Dos días después, en un artículo publicado en el mismo diario, Arthur C. Brooks se detenía en los resultados de varias encuestas curiosísimas que trataban de averiguar quiénes son más felices: ¿los conservadores o los progresistas?

Una de las encuestas revelaba que los estadounidenses que están a los extremos del arco ideológico son más felices que los que están en un difuso centro. En efecto, los que se consideran “sumamente conservadores” o “sumamente progresistas” se declaran “muy felices” (el 48% los primeros, y el 35% los segundos), frente al 26% de “moderados” que se consideran “muy felices”.

¿A qué se debe esto? Los encuestadores no se mojan. Y Brooks lanza una hipótesis endeble. “Es posible que a los extremistas les funcione una visión del mundo cerrada, donde solo hay buenos y malos. Tienen la seguridad de saber qué está mal y a quién hay que plantar cara. Son como guerreros felices”.

Cualquiera que sea la explicación, añade Brooks, los resultados de las encuestas son incómodos. Porque resulta que los acampados de Occupy Wall Street podrían ser más felices que los moderados yuppies que se reían de ellos desde sus confortables oficinas. Y, peor aún, todavía podrían ser más felices los siempre analfabetos seguidores del Tea Party. Conclusión que los lectores del New York Times pueden encontrar deprimente.

No se sabe muy bien qué es lo que pretende Brooks con este artículo. Sospecho que no solo quiere calentar al personal progresista de su diario. Parece más bien que, al igual que Freeland, está poniendo ante los demás –para desenmascararla– la pose de quienes se presentan como moderados y, a la vez, dejan a los demás en la incómoda posición de tener que demostrar que no son unos radicales.

Separados del resto

Un ejemplo paradigmático de “pose moderada” es el de aquellos políticos, intelectuales, comunicadores… que crean un falso centro –el suyo– a fuerza de inventar posiciones extremas. Se hacen dos bandos, se simplifican sus posiciones, y luego se añade: pero yo digo esto. ¡Qué listo!

Aquí radica el problema de la “pose moderada”: no en que existan dos bandos extremos (que, en algunos casos, de hecho existirán), sino en que, para que mi postura aparezca como “la moderada”, previamente los cree.

Este tipo de enmarcados ficticios se utilizan a menudo en los debates en torno a la familia.

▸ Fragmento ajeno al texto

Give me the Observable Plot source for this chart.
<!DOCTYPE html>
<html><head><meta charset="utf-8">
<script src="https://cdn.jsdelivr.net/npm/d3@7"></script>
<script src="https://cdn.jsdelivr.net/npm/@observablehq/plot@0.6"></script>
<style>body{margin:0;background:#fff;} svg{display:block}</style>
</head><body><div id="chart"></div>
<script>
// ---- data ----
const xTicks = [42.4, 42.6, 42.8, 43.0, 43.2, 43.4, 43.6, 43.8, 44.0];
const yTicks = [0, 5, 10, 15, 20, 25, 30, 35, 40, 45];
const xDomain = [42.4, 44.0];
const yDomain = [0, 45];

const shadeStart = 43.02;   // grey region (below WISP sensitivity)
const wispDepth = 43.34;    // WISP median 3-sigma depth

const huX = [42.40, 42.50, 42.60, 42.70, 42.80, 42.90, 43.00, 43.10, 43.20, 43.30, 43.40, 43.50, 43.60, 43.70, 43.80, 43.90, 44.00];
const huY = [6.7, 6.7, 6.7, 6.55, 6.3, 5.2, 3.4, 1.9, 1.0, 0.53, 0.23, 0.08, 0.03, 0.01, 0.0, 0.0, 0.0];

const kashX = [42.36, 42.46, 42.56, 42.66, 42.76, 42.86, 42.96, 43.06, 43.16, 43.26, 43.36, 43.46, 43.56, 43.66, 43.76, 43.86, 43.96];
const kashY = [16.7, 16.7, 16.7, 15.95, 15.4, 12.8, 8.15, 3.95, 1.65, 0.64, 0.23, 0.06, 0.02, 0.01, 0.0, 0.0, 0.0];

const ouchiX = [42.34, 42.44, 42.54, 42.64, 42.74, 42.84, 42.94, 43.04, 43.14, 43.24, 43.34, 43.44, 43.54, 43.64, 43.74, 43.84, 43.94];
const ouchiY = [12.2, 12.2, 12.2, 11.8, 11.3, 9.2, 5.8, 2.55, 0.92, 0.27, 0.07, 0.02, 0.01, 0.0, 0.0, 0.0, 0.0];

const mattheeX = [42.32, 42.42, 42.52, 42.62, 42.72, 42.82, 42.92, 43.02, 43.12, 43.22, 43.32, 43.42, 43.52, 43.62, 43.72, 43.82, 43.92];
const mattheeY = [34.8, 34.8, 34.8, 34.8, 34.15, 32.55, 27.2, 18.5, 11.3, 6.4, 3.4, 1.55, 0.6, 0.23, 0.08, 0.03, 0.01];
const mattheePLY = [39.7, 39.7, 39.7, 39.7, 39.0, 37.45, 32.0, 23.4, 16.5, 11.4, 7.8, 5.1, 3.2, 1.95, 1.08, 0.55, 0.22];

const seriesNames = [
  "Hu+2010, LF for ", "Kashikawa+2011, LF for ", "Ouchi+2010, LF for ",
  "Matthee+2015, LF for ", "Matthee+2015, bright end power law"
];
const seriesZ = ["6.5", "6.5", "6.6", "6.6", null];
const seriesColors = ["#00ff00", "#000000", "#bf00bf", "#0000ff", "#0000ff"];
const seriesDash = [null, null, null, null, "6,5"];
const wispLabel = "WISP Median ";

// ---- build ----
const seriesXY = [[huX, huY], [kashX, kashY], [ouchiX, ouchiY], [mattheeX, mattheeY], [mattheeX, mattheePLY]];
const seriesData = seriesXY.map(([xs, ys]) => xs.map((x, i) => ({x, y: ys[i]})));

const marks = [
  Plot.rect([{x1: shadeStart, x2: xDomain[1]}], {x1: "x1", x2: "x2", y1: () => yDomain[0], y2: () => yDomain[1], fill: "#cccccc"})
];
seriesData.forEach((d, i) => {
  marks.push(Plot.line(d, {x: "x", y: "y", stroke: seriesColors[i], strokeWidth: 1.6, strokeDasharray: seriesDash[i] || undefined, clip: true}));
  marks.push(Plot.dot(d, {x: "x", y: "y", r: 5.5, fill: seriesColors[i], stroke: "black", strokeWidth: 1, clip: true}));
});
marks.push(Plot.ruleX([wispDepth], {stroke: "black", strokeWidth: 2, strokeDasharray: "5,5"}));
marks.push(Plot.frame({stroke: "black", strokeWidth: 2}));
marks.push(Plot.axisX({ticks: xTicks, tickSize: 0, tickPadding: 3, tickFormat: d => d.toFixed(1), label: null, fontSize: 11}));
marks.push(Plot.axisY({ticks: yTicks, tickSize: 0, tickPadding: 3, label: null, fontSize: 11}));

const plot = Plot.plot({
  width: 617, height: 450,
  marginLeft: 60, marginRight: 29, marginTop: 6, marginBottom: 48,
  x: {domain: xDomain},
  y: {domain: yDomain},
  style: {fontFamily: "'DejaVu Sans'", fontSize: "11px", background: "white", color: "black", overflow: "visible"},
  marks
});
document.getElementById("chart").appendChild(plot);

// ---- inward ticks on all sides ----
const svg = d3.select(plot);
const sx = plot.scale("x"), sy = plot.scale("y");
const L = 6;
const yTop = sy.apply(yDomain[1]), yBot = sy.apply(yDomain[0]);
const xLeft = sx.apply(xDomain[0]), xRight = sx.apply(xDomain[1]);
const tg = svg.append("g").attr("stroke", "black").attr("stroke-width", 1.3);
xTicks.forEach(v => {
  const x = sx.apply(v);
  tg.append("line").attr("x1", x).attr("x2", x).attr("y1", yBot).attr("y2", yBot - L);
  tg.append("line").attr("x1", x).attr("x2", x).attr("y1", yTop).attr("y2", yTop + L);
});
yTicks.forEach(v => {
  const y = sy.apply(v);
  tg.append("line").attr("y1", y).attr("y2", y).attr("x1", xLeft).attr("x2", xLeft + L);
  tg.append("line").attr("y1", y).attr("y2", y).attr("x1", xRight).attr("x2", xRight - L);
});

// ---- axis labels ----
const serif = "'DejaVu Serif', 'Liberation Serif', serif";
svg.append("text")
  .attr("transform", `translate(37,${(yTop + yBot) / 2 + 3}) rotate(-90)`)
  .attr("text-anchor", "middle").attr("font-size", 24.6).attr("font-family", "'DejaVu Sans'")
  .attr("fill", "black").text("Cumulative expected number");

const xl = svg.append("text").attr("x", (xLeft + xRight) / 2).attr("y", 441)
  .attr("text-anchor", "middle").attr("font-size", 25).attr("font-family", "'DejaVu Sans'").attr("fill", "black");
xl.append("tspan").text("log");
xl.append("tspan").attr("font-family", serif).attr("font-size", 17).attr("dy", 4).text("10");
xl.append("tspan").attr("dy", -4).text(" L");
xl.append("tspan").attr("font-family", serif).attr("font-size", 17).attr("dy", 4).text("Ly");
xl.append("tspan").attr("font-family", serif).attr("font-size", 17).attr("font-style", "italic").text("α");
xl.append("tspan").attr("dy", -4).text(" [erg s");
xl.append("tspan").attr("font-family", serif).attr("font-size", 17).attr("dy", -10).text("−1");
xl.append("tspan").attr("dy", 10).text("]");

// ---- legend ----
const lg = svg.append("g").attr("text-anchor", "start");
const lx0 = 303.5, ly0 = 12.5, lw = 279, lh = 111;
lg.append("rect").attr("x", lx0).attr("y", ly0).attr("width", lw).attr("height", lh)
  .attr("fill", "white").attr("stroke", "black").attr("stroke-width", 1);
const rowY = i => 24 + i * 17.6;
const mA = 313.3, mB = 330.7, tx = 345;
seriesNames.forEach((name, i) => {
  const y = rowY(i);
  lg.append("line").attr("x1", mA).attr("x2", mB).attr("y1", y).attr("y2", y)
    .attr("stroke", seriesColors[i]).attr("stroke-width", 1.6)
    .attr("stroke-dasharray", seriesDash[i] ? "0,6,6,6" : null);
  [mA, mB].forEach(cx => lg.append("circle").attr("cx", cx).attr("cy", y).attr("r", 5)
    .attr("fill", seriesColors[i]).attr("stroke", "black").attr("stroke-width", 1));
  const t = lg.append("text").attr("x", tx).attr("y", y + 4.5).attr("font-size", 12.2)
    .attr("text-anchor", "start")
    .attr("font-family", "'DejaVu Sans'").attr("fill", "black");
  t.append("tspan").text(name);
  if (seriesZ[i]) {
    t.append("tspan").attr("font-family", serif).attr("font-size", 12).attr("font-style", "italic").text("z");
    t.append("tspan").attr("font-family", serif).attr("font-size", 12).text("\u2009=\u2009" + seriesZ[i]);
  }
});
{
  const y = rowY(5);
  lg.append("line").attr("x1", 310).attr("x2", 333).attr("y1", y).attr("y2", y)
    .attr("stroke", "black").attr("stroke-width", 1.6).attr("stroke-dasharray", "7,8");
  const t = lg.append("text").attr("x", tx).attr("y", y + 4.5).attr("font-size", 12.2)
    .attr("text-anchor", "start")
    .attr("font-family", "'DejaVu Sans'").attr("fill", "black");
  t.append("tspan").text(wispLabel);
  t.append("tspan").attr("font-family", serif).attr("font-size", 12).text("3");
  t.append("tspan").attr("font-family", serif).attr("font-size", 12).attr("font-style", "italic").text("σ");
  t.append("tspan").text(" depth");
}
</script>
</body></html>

Ocurre, por ejemplo, que cuando los partidarios de los “nuevos modelos de familia” hablan de la familia “tradicional” se refieren a modelos culturales que, desde luego, no defienden todos los partidarios del matrimonio.

La familia de madre y padre casados no es sinónimo, por mucho que un sociólogo tan destacado como Anthony Giddens quiera verlo así, de un hogar donde “el padre es el sustento económico y la madre ama de casa”. Ni tampoco es equiparable al “modelo de familia del padre estricto”, como quiere George Lakoff.

La “pose moderada” tiene algo de actitud insolidaria. Allá la tribu si queda como intolerante; lo importante es salvarme yo. No sé. Parece más honrado reconocer que, en la vida normal de las personas, hay discrepancias insalvables (no necesariamente radicales) y convivir con ellas de la manera más pacífica posible.

En este sentido, resulta más atractiva la actitud de desacuerdo que muestra ese galán del pensamiento que fue André Frossard. “La actualidad nos mostraba su cabalgata habitual de crímenes y de absurdidades: cada uno sacaba la moraleja del lamentable desfile, de acuerdo con sus convicciones; él viéndolo maniobrado por las izquierdas, yo por las derechas. Hecha la comprobación de nuestros desacuerdos, nos tumbábamos sobre nuestras posiciones, más que nunca separados, más que nunca inseparables”.